»»

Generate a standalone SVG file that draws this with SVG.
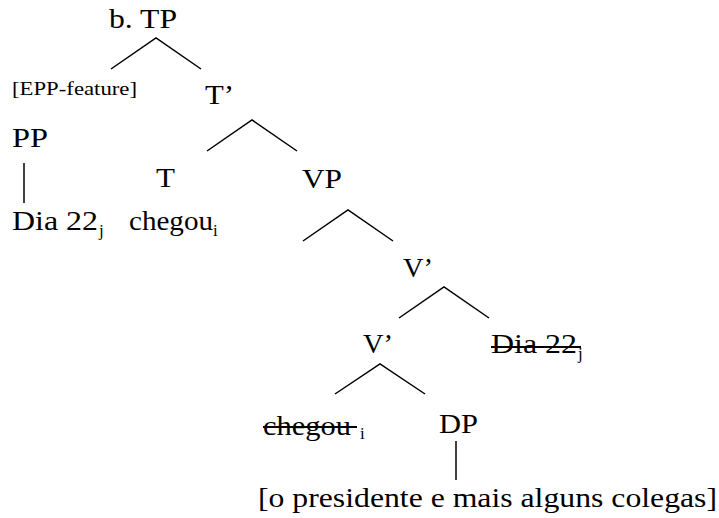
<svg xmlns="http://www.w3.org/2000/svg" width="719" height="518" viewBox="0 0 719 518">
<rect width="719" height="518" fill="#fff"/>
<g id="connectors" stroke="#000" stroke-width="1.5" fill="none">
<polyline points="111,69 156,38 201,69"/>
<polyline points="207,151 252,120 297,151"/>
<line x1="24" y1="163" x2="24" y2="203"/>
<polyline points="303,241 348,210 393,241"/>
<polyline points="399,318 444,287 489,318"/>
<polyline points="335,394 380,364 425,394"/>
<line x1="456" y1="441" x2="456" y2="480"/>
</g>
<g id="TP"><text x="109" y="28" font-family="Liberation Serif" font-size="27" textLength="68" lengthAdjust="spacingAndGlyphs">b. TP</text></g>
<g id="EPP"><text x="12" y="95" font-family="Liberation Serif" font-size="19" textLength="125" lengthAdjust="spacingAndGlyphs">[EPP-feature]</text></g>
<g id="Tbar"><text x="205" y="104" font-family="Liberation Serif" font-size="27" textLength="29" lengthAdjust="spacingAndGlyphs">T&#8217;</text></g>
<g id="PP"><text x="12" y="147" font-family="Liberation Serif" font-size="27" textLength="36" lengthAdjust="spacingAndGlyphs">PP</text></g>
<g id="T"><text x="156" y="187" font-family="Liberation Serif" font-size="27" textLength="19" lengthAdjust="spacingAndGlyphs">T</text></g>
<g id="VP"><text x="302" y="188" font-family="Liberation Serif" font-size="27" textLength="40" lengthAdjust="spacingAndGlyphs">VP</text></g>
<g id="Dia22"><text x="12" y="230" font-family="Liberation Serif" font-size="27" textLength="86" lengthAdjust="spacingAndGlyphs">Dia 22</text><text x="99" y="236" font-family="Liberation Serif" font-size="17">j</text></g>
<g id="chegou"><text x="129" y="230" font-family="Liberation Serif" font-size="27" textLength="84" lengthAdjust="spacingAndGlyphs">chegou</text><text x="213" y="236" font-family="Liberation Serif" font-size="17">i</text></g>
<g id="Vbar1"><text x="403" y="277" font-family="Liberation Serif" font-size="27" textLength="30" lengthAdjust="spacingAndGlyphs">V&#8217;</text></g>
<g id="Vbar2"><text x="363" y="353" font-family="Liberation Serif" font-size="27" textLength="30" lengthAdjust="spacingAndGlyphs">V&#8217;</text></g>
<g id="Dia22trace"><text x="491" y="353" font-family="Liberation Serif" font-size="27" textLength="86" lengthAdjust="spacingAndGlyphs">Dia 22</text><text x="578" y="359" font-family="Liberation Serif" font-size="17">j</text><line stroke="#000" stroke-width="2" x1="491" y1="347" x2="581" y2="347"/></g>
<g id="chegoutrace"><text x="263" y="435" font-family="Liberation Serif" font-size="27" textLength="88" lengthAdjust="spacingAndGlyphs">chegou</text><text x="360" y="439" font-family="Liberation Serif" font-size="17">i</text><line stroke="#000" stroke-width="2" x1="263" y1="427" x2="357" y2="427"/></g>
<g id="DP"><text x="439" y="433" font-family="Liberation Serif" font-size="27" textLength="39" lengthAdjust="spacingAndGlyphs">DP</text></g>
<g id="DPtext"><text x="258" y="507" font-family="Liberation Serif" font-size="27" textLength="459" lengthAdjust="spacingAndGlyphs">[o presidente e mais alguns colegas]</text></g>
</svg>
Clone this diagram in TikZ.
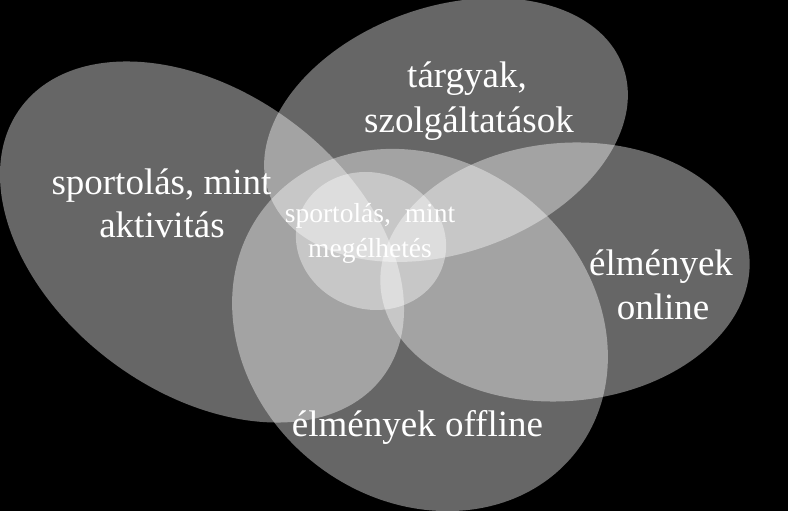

««
»»

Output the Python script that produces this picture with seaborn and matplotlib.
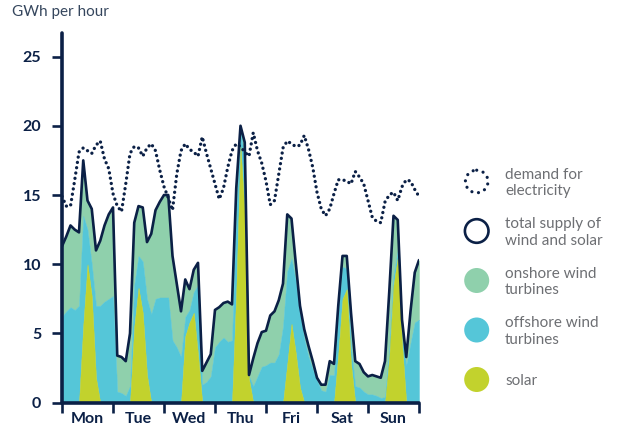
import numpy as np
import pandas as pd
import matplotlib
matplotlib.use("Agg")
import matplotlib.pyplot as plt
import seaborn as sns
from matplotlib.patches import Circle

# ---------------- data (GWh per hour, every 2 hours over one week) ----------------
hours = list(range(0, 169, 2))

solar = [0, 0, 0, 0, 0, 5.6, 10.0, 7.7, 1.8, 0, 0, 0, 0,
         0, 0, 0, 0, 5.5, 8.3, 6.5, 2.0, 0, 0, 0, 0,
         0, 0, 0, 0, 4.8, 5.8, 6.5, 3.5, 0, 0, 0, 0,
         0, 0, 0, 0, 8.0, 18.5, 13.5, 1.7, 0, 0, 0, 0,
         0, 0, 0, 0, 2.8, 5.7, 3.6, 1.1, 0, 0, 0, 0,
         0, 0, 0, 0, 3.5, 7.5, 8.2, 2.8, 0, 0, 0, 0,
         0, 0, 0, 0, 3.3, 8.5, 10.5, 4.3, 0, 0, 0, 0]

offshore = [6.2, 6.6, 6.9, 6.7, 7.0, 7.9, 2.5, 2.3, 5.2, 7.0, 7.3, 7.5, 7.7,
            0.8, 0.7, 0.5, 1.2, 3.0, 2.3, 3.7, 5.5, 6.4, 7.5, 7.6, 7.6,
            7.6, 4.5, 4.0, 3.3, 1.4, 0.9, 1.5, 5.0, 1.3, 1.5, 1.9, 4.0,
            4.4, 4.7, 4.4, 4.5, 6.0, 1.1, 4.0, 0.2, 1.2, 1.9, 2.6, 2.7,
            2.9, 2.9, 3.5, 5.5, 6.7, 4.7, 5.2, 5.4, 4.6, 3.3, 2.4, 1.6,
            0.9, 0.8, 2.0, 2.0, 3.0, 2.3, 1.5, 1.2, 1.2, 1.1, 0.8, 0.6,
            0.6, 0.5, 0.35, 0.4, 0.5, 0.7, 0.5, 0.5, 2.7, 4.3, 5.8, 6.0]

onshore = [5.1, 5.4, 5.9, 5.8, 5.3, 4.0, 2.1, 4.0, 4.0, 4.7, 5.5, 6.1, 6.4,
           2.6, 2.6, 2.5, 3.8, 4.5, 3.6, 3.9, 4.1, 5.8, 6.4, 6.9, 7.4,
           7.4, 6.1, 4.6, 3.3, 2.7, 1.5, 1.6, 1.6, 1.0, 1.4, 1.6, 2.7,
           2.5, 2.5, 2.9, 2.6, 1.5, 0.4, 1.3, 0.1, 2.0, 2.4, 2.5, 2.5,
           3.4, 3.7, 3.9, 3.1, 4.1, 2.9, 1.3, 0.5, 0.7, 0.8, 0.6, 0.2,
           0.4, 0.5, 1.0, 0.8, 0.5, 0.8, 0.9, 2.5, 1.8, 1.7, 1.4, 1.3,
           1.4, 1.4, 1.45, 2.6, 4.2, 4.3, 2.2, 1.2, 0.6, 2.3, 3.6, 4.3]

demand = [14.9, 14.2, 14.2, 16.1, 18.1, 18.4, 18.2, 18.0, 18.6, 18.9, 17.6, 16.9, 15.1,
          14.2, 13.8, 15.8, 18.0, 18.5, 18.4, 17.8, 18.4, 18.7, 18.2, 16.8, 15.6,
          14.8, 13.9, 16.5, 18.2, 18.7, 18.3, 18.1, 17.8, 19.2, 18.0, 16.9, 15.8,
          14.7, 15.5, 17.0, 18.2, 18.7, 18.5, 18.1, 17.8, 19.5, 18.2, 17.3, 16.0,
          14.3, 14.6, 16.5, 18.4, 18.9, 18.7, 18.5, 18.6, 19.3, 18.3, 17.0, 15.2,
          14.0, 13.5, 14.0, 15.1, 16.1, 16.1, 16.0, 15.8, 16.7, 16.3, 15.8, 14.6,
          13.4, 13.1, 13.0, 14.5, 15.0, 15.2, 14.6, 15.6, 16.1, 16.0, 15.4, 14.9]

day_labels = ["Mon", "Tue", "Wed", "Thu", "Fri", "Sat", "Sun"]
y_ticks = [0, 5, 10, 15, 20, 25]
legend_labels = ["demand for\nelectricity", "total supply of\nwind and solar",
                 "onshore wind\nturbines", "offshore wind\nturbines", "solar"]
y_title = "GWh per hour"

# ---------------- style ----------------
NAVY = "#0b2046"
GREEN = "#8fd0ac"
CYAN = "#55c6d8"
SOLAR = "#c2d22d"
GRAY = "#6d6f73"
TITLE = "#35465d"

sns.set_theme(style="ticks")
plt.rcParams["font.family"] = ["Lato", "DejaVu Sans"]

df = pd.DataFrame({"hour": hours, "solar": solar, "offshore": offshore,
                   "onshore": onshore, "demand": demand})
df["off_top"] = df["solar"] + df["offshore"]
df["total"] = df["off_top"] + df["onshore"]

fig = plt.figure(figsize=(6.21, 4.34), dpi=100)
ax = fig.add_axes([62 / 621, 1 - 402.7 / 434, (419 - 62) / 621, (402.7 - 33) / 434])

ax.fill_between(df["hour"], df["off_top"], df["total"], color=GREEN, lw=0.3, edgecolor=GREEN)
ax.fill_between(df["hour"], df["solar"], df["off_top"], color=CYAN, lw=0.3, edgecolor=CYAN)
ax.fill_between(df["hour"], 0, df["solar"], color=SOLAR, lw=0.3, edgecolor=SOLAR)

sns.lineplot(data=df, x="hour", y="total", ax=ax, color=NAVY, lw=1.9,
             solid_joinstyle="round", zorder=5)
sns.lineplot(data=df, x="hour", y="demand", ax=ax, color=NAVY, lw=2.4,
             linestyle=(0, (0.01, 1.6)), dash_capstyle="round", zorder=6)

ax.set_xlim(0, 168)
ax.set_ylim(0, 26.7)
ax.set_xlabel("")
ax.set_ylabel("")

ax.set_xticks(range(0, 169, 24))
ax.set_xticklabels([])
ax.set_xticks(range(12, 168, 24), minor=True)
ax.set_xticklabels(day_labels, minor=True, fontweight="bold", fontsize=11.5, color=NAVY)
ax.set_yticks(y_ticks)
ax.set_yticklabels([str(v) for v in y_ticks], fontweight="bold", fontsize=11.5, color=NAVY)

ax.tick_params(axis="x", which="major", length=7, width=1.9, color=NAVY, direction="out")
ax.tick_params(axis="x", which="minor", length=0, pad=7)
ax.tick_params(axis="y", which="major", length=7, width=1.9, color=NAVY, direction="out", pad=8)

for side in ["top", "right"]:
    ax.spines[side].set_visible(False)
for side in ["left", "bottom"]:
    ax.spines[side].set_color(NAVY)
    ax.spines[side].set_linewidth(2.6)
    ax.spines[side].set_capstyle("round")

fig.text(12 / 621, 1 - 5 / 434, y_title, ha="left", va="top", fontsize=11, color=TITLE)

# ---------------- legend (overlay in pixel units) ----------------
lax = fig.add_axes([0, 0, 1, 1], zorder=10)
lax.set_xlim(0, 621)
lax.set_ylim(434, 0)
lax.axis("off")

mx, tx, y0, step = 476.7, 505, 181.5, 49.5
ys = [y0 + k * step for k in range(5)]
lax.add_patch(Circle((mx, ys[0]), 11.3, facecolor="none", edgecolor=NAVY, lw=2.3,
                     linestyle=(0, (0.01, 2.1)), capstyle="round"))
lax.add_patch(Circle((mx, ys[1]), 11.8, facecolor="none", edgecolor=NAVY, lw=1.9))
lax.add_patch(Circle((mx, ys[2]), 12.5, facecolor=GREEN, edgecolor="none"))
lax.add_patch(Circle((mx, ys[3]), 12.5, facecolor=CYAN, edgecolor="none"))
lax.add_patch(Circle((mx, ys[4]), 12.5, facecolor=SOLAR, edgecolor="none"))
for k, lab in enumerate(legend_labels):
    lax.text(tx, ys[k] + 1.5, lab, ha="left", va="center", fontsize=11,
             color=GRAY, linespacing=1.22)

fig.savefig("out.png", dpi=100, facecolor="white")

««

* Aim
Work out the count of lines containing the word "with", then write only that count.

* Solution for this task
2